= Beauvaisis =

The Beauvaisis (/bo.vɛ.zi/, in picard : Bieuvésis or Bieuvaisis,), sometimes written in its old spelling Beauvoisis, is a traditional country of Picardy, south to the Amiénois and north to the French Vexin. Beauvais is the traditional seat of the Beauvaisis region, the main towns encompass Clermont, Breteuil, Gerberoy, Chambly, Liancourt and Ressons-sur-Matz.

Map of Beauvaisis.

Coat of arms of the Bishops of Beauvais

== Geography ==
At the contrary of other traditional countries of Picardy, which were formed due to natural disposition, such as the Santerre, Albert Demangeon shows evidence that the Beauvaisis was originally formed by the concatenation of multiple smaller ancient countries.

Ancient map of the Beauvaisis by Abraham Peyrounin, 1665.

There used to be a proper Beauvaisis, in the surrounding areas of Beauvais and Clermont, then there is the Picard Bray, near Gerberoy, the Vendelois or Vendeuillais, surrounding Breteuil, the Chambliois, near Chambly, also named the country of Thelle, and finally the Ressontois, near Ressons-sur-Matz.

The term of Clermontois also appeared in modern times, encompassing the surroundings of Clermont.

== History ==
During ancient times, the current territory of the Beauvaisis was occupied by a belgic celtic tribe named the Bellovaci, who later gave its name to the Bellovacensis pagus, and to the Bellovaci city, Beauvais. This pagus extended over Beauvais, the Picard Bray, Clermont, Coudun, Aulchy-la-Montagne, Mouchy-le-Châtel, Pont-Sainte-Maxence and Ressons-sur-Matz.

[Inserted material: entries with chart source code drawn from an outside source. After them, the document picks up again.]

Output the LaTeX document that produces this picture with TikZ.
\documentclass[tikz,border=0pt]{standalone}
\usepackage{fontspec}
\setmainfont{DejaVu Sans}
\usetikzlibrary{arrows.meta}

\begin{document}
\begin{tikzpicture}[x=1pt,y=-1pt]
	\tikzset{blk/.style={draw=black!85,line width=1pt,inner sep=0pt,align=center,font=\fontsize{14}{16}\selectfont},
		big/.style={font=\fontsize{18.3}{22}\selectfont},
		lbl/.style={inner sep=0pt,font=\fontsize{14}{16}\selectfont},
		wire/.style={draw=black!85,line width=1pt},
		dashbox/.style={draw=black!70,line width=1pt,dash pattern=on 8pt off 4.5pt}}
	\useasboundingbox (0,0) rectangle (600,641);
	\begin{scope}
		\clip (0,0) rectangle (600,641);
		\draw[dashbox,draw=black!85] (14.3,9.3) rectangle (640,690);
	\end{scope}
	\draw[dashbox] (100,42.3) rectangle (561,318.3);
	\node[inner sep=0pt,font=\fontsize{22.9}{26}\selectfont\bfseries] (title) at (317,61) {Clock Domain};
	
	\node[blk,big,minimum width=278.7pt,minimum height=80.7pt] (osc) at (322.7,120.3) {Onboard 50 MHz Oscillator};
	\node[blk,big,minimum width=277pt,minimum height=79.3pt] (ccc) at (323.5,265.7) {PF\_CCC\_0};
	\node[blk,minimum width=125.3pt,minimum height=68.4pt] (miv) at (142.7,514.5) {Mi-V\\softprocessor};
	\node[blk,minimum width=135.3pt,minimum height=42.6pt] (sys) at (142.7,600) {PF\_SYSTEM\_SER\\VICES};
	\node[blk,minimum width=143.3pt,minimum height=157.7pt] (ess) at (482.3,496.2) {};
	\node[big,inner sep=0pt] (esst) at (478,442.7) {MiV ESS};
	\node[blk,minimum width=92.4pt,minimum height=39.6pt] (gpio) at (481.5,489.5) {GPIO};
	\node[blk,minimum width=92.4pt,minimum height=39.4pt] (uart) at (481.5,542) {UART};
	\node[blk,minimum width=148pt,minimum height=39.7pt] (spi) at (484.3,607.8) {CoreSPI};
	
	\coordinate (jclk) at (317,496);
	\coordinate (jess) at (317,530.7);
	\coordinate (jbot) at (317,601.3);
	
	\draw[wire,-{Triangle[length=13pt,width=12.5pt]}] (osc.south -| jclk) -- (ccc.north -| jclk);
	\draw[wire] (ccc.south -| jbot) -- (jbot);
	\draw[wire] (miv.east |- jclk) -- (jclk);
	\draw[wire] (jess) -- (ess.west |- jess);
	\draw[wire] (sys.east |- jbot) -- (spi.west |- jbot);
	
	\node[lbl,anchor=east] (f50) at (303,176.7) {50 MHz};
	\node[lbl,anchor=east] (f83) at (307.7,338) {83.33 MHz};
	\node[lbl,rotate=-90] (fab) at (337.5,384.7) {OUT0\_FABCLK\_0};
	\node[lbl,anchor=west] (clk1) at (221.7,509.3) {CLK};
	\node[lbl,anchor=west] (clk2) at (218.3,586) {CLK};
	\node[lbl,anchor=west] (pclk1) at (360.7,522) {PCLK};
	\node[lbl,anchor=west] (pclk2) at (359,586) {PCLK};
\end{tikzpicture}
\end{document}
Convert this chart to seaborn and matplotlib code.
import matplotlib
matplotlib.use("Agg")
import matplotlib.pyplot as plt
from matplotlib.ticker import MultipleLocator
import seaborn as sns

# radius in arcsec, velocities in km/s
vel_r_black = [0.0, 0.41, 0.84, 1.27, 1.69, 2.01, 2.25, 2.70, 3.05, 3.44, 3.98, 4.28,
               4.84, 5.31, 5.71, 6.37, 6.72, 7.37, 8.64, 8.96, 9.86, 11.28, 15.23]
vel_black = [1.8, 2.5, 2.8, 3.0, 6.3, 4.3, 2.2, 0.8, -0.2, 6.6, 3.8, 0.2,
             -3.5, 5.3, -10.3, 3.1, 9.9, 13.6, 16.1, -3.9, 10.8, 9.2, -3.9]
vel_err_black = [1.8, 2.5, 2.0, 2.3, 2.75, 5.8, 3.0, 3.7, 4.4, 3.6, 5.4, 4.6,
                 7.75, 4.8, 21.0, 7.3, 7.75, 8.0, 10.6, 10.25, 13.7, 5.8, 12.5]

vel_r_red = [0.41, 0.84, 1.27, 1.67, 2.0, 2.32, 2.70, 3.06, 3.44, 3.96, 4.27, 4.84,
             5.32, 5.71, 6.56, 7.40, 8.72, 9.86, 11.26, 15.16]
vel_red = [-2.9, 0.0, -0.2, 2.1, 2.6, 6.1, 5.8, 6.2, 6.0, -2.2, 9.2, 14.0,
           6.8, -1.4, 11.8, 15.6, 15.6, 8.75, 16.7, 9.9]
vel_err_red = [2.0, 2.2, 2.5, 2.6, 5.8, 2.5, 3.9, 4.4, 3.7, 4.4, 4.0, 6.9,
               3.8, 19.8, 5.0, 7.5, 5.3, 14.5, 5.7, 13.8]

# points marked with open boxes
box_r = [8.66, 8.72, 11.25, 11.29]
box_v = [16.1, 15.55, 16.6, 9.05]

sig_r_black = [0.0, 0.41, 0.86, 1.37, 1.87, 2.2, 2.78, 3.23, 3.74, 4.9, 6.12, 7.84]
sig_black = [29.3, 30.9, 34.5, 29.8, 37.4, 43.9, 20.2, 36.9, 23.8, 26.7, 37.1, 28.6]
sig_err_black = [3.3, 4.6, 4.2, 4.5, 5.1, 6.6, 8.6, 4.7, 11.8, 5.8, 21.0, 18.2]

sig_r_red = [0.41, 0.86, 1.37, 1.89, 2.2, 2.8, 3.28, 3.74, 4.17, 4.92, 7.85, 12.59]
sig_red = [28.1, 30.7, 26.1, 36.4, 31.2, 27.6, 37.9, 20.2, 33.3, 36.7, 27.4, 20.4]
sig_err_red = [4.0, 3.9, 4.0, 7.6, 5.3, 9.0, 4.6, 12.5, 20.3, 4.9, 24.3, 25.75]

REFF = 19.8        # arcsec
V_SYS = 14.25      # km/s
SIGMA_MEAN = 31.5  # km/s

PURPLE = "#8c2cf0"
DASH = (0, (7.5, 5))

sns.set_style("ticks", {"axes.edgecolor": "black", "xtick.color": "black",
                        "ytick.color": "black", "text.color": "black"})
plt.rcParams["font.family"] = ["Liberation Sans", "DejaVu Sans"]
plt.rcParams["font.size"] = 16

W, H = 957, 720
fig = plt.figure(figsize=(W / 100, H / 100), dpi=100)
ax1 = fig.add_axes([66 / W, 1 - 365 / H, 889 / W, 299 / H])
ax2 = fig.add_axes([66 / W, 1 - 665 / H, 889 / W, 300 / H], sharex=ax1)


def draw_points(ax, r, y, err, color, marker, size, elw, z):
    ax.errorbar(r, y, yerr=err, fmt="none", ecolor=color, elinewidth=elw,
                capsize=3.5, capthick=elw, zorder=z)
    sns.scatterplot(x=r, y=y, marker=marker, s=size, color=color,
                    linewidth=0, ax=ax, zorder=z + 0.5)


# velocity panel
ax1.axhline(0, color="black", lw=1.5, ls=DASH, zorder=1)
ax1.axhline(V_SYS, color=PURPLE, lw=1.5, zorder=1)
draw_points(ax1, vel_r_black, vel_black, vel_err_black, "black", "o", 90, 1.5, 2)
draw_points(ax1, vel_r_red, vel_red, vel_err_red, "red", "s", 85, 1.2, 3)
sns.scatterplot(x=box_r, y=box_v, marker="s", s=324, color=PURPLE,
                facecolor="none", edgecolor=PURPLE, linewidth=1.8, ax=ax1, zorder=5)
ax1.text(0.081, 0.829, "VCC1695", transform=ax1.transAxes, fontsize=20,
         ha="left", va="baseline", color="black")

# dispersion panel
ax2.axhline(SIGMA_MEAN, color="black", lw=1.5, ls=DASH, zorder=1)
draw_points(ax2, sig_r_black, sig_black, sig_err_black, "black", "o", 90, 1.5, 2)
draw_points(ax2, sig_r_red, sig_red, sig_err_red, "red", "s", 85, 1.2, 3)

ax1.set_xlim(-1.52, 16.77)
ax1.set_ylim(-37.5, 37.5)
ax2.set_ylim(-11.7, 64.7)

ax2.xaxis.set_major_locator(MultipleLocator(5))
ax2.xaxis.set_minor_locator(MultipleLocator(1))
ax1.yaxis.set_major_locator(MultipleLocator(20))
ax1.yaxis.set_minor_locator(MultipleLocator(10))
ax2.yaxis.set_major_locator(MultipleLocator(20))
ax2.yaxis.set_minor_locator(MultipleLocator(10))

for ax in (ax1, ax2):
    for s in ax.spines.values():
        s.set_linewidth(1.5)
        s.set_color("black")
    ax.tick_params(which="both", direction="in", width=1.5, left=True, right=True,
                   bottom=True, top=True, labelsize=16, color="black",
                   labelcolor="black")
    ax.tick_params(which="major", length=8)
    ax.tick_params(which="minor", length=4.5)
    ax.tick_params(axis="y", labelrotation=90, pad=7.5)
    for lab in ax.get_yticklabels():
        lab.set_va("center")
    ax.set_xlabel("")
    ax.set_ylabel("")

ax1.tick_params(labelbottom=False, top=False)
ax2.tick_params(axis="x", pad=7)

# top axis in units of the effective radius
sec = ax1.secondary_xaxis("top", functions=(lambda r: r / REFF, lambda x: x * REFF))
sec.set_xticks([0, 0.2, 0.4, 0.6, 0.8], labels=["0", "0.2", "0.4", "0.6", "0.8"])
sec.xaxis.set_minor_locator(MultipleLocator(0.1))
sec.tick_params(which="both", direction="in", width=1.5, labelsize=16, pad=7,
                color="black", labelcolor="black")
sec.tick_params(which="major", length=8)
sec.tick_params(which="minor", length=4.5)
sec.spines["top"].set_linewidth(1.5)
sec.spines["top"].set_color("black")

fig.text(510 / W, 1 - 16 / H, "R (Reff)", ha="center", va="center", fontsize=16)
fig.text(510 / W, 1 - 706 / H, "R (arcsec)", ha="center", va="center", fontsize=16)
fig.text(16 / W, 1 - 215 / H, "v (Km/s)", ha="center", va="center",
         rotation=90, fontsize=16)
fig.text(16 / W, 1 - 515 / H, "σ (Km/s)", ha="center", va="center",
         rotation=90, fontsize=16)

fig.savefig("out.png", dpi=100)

The city of the Bellovaci (Belvacensis civitas) was divided into four pagi : Belvacensis (Beauvais), Camliacensis (Chambliois), Rossontensis (Ressons-sur-Matz) and Vindoilensis (Breteuil). These four pagi formed the countries encompassed in Beauvaisis, in its greatest extent. It is to be underlined that many ancient or current toponyms highlight this belonging to the Beauvaisis region: Marseille-en-Beauvaisis, Chambly (Chambli en Beauvoisis) Breteuil (Britulium territorii belvacensis castellum, Bretheuil en Beauvoisis), Venette (Venete en Beauvoisis) or Maignelay-Montigny (Montigny en Beauvoisis).